2 Colour Screenprint on Somerset Satin Tub Sized 410gsm Paper.
Edition of 50
Signed and numbered verso by the artist.

SIZE: 90 X 90 cm

Words from Kenny Schachter I will never forget reading of a Dutch art lover more than a century ago, working the entirety of his life to afford an oil painting by Vincent van Gogh. After toiling for decades, the time came when he was able to purchase such an artwork and proudly hung it above his fireplace only to discover, upon showing off the work to an acknowledged van Gogh scholar, that it was indeed fake. Devastated, the collector discarded the canvas in his attic. Upon his death, the painting was determined to be authentic.

The text that comprises the work “Happy” was inspired by the story above, which for me became a sort of twisted morality tale, what is the value of genuineness vs. the perception of what is real? If you think something is what it purports to be is that enough? And vice versa. Can authorship be fictionalised, a matter of conjecture, or even a metaphysical conundrum? What is or isn’t actual if you are looking at an object before your eyes?

The Prince of Saudi Arabia, Mohammed bin Salman (MBS), was fully aware of the unresolved authenticity issues swirling around Leonardo da Vinci’s Salvator Mundi painting, like a violent desert sandstorm, before spending a staggering $450m at Christie’s, in 2017, on the 26 inch painting.
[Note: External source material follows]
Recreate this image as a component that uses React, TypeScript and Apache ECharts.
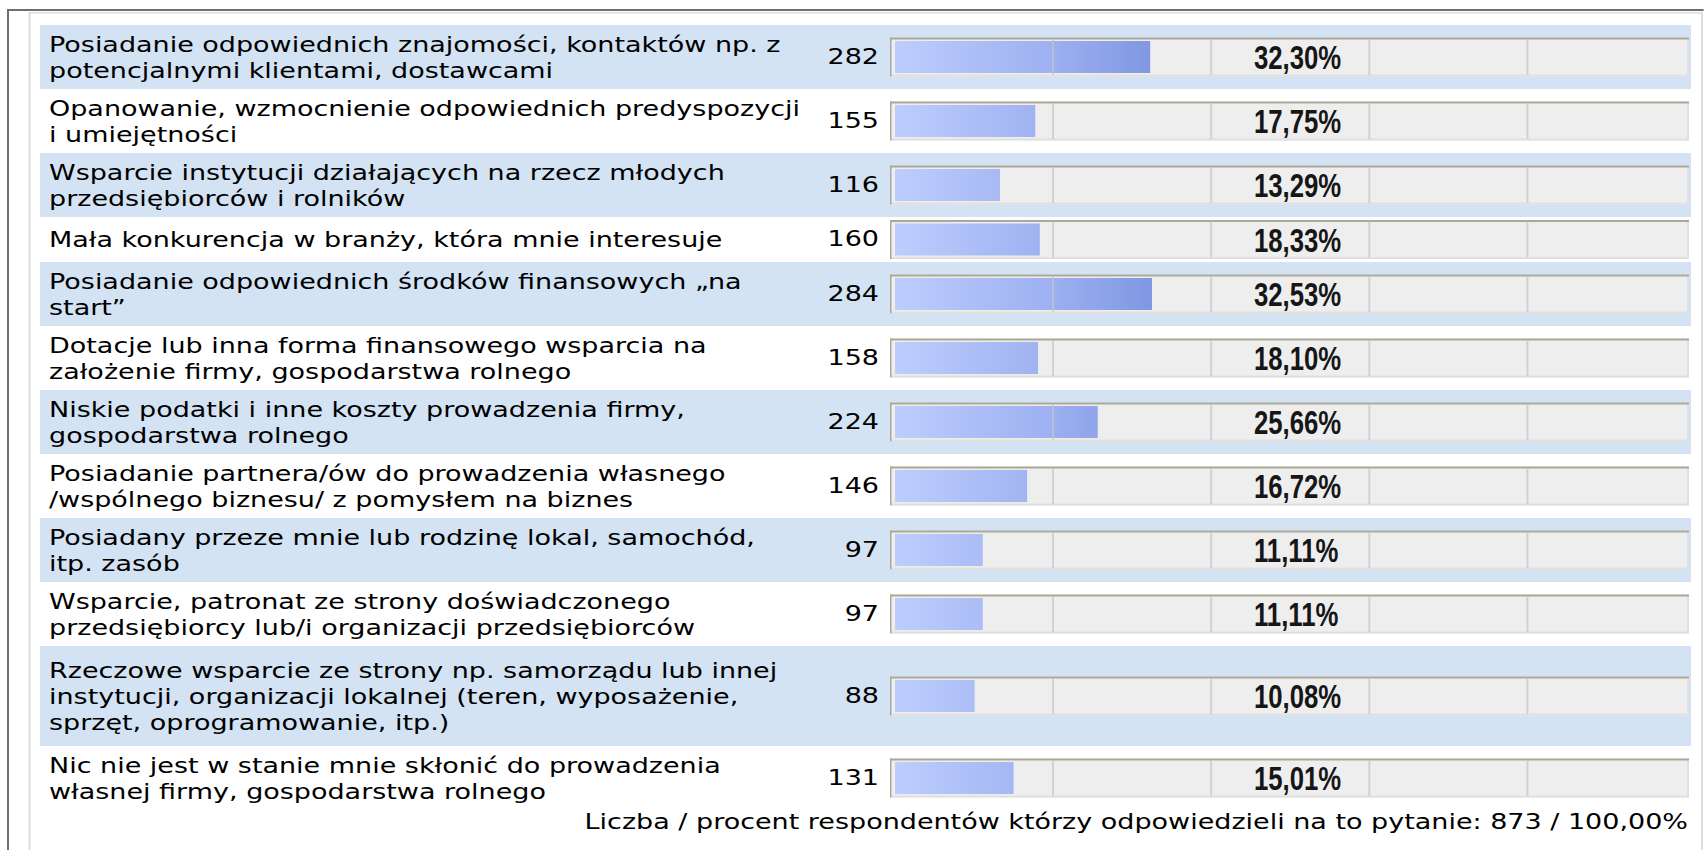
import React, { useEffect, useRef } from "react";
import * as echarts from "echarts";

// ---------------- data ----------------
const categories: string[] = [
  "Posiadanie odpowiednich znajomości, kontaktów np. z\npotencjalnymi klientami, dostawcami",
  "Opanowanie, wzmocnienie odpowiednich predyspozycji\ni umiejętności",
  "Wsparcie instytucji działających na rzecz młodych\nprzedsiębiorców i rolników",
  "Mała konkurencja w branży, która mnie interesuje",
  "Posiadanie odpowiednich środków finansowych „na\nstart”",
  "Dotacje lub inna forma finansowego wsparcia na\nzałożenie firmy, gospodarstwa rolnego",
  "Niskie podatki i inne koszty prowadzenia firmy,\ngospodarstwa rolnego",
  "Posiadanie partnera/ów do prowadzenia własnego\n/wspólnego biznesu/ z pomysłem na biznes",
  "Posiadany przeze mnie lub rodzinę lokal, samochód,\nitp. zasób",
  "Wsparcie, patronat ze strony doświadczonego\nprzedsiębiorcy lub/i organizacji przedsiębiorców",
  "Rzeczowe wsparcie ze strony np. samorządu lub innej\ninstytucji, organizacji lokalnej (teren, wyposażenie,\nsprzęt, oprogramowanie, itp.)",
  "Nic nie jest w stanie mnie skłonić do prowadzenia\nwłasnej firmy, gospodarstwa rolnego",
];
const counts: number[] = [282, 155, 116, 160, 284, 158, 224, 146, 97, 97, 88, 131];
const percents: number[] = [32.3, 17.75, 13.29, 18.33, 32.53, 18.1, 25.66, 16.72, 11.11, 11.11, 10.08, 15.01];
const footerLabel = "Liczba / procent respondentów którzy odpowiedzieli na to pytanie:";
const totalCount = 873;
const totalPercent = 100;
const axisTicks: number[] = [0, 20, 40, 60, 80, 100];

// ---------------- layout ----------------
const FS = 21; // text font size (vertical)
const S = 27 / FS; // horizontal stretch of the reference
const W = 1704;
const H = 850;
const W0 = W / S;
const X = (v: number) => v / S;
const FONT = "'DejaVu Sans', Verdana, sans-serif";
const fmtPct = (v: number) => v.toFixed(2).replace(".", ",") + "%";

const ROW_TOP0 = 25;
const rowHeightFor = (lines: number) => (lines === 1 ? 45 : lines === 2 ? 64 : 100);

const GAUGE_LEFT = 895;
const GAUGE_WIDTH = 790;
const BOX_LEFT = 890;
const BOX_RIGHT = 1689;
const BOX_H = 39;

function buildOption() {
  let y = ROW_TOP0;
  const rows = categories.map((c) => {
    const lines = c.split("\n").length;
    const h = rowHeightFor(lines);
    const r = { top: y, h, center: y + h / 2 };
    y += h;
    return r;
  });

  const graphics: any[] = [];
  // outer frame
  graphics.push(
    { type: "rect", z: 0, shape: { x: X(7), y: 9, width: X(1704 - 7), height: 2 }, style: { fill: "#6e6e6e" } },
    { type: "rect", z: 0, shape: { x: X(7), y: 9, width: X(2), height: H - 9 }, style: { fill: "#6e6e6e" } },
    { type: "rect", z: 0, shape: { x: X(28.5), y: 12, width: X(1702 - 28.5), height: 1.5 }, style: { fill: "#dcdcdc" } },
    { type: "rect", z: 0, shape: { x: X(28.5), y: 12, width: X(2), height: H - 12 }, style: { fill: "#dcdcdc" } },
    { type: "rect", z: 0, shape: { x: X(1701), y: 12, width: X(2), height: H - 12 }, style: { fill: "#dcdcdc" } }
  );

  rows.forEach((r, i) => {
    if (i % 2 === 0) {
      graphics.push({
        type: "rect",
        z: 0,
        shape: { x: X(40), y: r.top, width: X(1691 - 40), height: r.h },
        style: { fill: "#d3e3f3" },
      });
    }
    const bt = r.center - BOX_H / 2;
    const bw = BOX_RIGHT - BOX_LEFT;
    graphics.push(
      { type: "rect", z: 0, shape: { x: X(BOX_LEFT), y: bt, width: X(bw), height: BOX_H }, style: { fill: "#eeeeee" } },
      { type: "rect", z: 0, shape: { x: X(BOX_LEFT), y: bt + BOX_H - 2, width: X(bw), height: 2 }, style: { fill: "#e0e0e0" } },
      { type: "rect", z: 0, shape: { x: X(BOX_RIGHT - 2), y: bt, width: X(2), height: BOX_H }, style: { fill: "#e0e0e0" } },
      { type: "rect", z: 0, shape: { x: X(BOX_LEFT), y: bt, width: X(bw), height: 2 }, style: { fill: "#aca899" } },
      { type: "rect", z: 0, shape: { x: X(BOX_LEFT), y: bt, width: X(1.5), height: BOX_H }, style: { fill: "#a9a79c" } }
    );
    // category text
    graphics.push({
      type: "text",
      z: 10,
      x: X(49),
      y: r.center + 1,
      style: {
        text: categories[i],
        fontSize: FS,
        fontFamily: FONT,
        fill: "#000000",
        lineHeight: 26,
        align: "left",
        verticalAlign: "middle",
      },
    });
    // percent text
    graphics.push({
      type: "text",
      z: 10,
      x: X(1254),
      y: r.center + 0.5,
      scaleY: 1.7,
      style: {
        text: fmtPct(percents[i]),
        fontSize: 20,
        fontWeight: "bold",
        fontFamily: "'Liberation Sans', Arial, sans-serif",
        fill: "#161616",
        align: "left",
        verticalAlign: "middle",
      },
    });
  });

  graphics.push({
    type: "text",
    z: 10,
    x: X(1688),
    y: 822,
    style: {
      text: `${footerLabel} ${totalCount} / ${fmtPct(totalPercent)}`,
      fontSize: FS,
      fontFamily: FONT,
      fill: "#000000",
      align: "right",
      verticalAlign: "middle",
    },
  });

  const gradient = new echarts.graphic.LinearGradient(
    X(GAUGE_LEFT),
    0,
    X(GAUGE_LEFT + 0.33 * GAUGE_WIDTH),
    0,
    [
      { offset: 0, color: "#bdcdfd" },
      { offset: 0.6, color: "#9db0f0" },
      { offset: 1, color: "#7e96e2" },
    ],
    true
  );

  const grids = rows.map((r) => ({
    left: X(GAUGE_LEFT),
    width: X(GAUGE_WIDTH),
    top: r.center - 18,
    height: 36,
    containLabel: false,
  }));

  const xAxes = rows.map((_, i) => ({
    type: "value",
    gridIndex: i,
    min: axisTicks[0],
    max: axisTicks[axisTicks.length - 1],
    interval: axisTicks[1] - axisTicks[0],
    z: 3,
    axisLine: { show: false },
    axisTick: { show: false },
    axisLabel: { show: false },
    splitLine: {
      show: true,
      showMinLine: false,
      showMaxLine: false,
      lineStyle: { color: "rgba(196,196,200,0.7)", width: 1.5 },
    },
  }));

  const yAxes = rows.map((_, i) => ({
    type: "category",
    gridIndex: i,
    data: [categories[i]],
    show: false,
  }));

  const series = rows.map((_, i) => ({
    type: "bar",
    xAxisIndex: i,
    yAxisIndex: i,
    data: [percents[i]],
    barWidth: 32,
    z: 2,
    itemStyle: { color: gradient },
    label: {
      show: true,
      position: "left",
      distance: X(16),
      formatter: () => String(counts[i]),
      fontSize: FS,
      fontFamily: FONT,
      color: "#000000",
    },
  }));

  return {
    animation: false,
    backgroundColor: "#ffffff",
    grid: grids,
    xAxis: xAxes,
    yAxis: yAxes,
    series,
    graphic: { elements: graphics },
  };
}

export default function App() {
  const ref = useRef<HTMLDivElement | null>(null);
  useEffect(() => {
    if (!ref.current) return;
    const chart = echarts.init(ref.current, null, { renderer: "svg", width: W0, height: H });
    chart.setOption(buildOption() as any);
    return () => chart.dispose();
  }, []);
  return (
    <div
      ref={ref}
      style={{
        position: "absolute",
        left: 0,
        top: 0,
        width: W0,
        height: H,
        transform: `scaleX(${S})`,
        transformOrigin: "0 0",
      }}
    />
  );
}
The ultimate authorship of the painting remains hotly disputed to this day; yet, such questions of uncertainty certainly didn’t get in the way of the unrestrained bidding by MBS, who, with one wave of his paddle, sent the work skyrocketing in a $30m increment higher than the previous bid en route to unchartered, nose-bleed territory, all but unheard of in auction room practice.

The Prince didn’t seem to care whether da Vinci alone painted the entirety of the work, or merely Salvator’s finger, or even just a curl of his hair, nor did an adoring public that literally stood in lines snaking around a Manhattan square block outside Christie’s every day during public viewings prior to the sale. The intrigue and controversy, stoked by the unprecedented sum the painting fetched, further fuelled by the Sony film “The Lost Leonardo”, only continues to add to the myth.

In the present era of post-fake news, mind-boggling social media hyperbole and fabrications, not to mention photography derived from artificial intelligence, we are in the midst of a time where the will or desire for truth has been all but abandoned. It’s no longer an issue of not knowing sufficing or substituting for the “real thing”, it’s more a case of people not bothering to care. In the age of AI and synthetic photography, fake art has become the new real. Literally.

This print release coincides with the artist's Los Angeles solo show “I Object!” at the Pacific Design Centre, Feb 13th - Apr 6th, 2024.